→ GIVEN REQUEST: Search the listing for the string "this" and copy every line that contains it.

→ GIVEN INFORMATION:
=====

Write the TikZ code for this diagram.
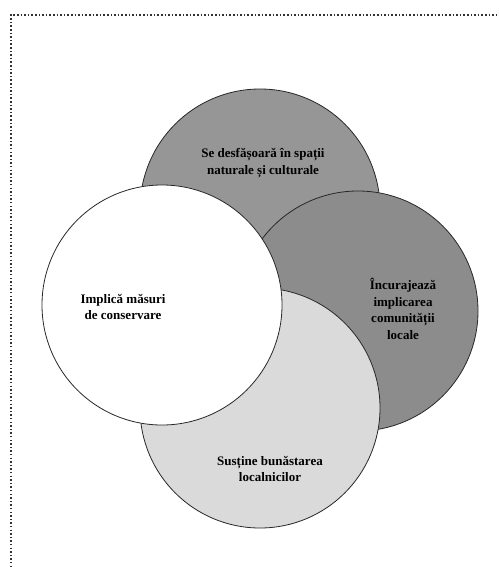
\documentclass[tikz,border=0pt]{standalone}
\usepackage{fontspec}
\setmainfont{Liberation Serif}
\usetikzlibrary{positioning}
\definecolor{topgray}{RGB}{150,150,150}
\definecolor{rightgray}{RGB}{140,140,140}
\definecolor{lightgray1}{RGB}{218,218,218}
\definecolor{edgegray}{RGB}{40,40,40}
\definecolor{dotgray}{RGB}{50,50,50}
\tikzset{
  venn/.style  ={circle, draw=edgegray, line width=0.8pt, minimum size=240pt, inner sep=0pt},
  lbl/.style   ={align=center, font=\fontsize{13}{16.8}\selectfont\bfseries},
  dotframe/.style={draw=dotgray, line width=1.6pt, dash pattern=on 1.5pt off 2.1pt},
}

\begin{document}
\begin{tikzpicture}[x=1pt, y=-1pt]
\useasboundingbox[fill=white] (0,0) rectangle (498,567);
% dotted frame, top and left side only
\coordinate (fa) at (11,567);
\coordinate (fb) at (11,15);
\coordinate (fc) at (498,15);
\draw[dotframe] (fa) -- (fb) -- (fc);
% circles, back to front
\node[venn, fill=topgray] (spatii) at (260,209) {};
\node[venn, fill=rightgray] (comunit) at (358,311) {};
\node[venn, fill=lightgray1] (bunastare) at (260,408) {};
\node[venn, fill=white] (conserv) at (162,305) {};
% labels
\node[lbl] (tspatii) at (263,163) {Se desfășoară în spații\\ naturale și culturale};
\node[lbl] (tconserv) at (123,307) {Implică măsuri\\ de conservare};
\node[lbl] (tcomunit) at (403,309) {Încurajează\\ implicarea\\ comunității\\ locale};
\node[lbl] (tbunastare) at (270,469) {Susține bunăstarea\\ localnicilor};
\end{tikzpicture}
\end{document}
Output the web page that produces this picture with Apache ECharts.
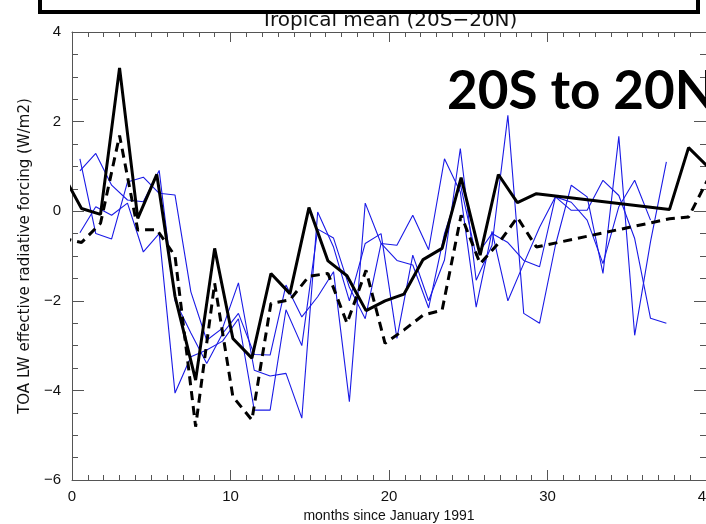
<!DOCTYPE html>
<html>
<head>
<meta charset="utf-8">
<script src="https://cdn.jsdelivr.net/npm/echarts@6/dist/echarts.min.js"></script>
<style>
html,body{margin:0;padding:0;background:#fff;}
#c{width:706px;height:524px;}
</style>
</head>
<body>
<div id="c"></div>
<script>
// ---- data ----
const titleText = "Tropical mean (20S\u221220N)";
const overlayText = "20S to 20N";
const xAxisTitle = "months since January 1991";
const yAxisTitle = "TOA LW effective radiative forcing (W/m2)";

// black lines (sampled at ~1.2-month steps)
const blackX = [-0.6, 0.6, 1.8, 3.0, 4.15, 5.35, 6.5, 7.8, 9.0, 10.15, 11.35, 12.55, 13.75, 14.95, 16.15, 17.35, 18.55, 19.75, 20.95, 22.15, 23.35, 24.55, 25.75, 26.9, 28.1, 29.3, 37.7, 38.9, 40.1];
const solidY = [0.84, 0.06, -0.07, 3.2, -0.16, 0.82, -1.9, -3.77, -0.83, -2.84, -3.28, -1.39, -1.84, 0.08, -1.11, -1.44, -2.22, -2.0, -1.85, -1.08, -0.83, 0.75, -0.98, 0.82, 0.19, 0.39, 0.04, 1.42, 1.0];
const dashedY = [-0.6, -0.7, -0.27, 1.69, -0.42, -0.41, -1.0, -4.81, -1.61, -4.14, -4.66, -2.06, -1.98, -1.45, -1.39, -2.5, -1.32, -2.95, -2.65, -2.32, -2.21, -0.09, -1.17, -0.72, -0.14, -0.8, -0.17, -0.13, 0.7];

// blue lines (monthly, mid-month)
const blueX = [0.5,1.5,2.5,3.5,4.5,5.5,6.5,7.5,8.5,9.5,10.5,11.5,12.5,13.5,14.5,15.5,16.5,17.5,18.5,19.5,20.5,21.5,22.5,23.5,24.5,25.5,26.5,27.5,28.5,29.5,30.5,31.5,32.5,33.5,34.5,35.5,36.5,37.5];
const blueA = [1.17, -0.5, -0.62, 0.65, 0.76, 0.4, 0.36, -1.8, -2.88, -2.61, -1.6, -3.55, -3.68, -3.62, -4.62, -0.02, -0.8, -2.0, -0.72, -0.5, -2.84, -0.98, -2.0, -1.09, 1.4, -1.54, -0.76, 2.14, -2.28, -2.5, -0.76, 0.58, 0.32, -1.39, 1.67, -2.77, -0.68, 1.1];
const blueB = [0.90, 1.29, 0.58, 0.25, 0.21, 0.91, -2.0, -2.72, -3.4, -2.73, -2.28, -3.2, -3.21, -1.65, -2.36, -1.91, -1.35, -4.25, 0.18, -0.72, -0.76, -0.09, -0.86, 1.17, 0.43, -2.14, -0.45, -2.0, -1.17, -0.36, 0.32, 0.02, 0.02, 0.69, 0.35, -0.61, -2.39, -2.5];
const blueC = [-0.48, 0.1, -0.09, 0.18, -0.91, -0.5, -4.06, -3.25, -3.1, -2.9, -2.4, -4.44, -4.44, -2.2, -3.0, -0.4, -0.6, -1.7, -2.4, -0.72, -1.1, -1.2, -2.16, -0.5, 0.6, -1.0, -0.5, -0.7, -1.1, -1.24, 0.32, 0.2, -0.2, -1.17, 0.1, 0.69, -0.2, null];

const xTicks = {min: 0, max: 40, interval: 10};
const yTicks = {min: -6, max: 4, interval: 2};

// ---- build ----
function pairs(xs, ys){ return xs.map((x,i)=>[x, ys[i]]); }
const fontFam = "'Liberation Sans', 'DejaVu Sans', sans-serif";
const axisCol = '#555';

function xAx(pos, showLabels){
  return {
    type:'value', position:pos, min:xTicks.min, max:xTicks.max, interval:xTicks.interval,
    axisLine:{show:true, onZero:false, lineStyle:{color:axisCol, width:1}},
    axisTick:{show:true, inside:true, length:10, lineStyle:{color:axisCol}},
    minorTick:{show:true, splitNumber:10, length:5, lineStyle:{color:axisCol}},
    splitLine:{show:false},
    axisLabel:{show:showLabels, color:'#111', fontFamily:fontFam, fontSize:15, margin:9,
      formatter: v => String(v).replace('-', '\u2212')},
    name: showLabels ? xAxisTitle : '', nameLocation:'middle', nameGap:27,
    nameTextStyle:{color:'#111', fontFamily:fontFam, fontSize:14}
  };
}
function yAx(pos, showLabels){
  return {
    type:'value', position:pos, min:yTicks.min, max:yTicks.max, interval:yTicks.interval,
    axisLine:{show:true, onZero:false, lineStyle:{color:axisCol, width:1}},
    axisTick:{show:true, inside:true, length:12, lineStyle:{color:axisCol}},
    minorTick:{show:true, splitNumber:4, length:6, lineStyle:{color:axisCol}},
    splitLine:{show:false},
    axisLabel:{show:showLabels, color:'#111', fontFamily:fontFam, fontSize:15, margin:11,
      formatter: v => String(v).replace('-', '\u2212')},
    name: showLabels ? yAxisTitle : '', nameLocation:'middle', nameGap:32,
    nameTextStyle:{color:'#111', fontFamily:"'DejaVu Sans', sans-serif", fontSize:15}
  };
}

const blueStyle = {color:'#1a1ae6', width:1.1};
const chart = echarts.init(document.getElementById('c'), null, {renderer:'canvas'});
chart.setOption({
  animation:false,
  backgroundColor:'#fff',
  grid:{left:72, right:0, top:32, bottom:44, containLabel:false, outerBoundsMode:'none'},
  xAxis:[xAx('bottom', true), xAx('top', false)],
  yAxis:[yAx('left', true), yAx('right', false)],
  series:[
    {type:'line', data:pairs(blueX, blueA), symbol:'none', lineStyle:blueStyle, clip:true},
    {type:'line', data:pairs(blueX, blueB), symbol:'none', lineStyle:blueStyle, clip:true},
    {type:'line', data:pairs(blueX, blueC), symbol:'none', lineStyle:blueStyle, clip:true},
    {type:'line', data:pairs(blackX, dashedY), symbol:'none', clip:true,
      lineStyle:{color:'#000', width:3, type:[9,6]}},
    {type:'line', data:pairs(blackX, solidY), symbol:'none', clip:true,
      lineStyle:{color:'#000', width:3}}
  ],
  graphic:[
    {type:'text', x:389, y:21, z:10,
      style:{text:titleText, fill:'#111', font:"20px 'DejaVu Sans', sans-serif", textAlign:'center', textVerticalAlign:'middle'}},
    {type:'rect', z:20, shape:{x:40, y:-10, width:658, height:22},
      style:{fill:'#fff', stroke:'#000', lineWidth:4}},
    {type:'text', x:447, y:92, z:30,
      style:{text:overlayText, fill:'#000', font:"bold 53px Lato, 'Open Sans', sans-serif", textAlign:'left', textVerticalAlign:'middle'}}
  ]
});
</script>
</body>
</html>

=====

→ FINISHED EXERCISE:
Write the TikZ code for this diagram.
Output the web page that produces this picture with Apache ECharts.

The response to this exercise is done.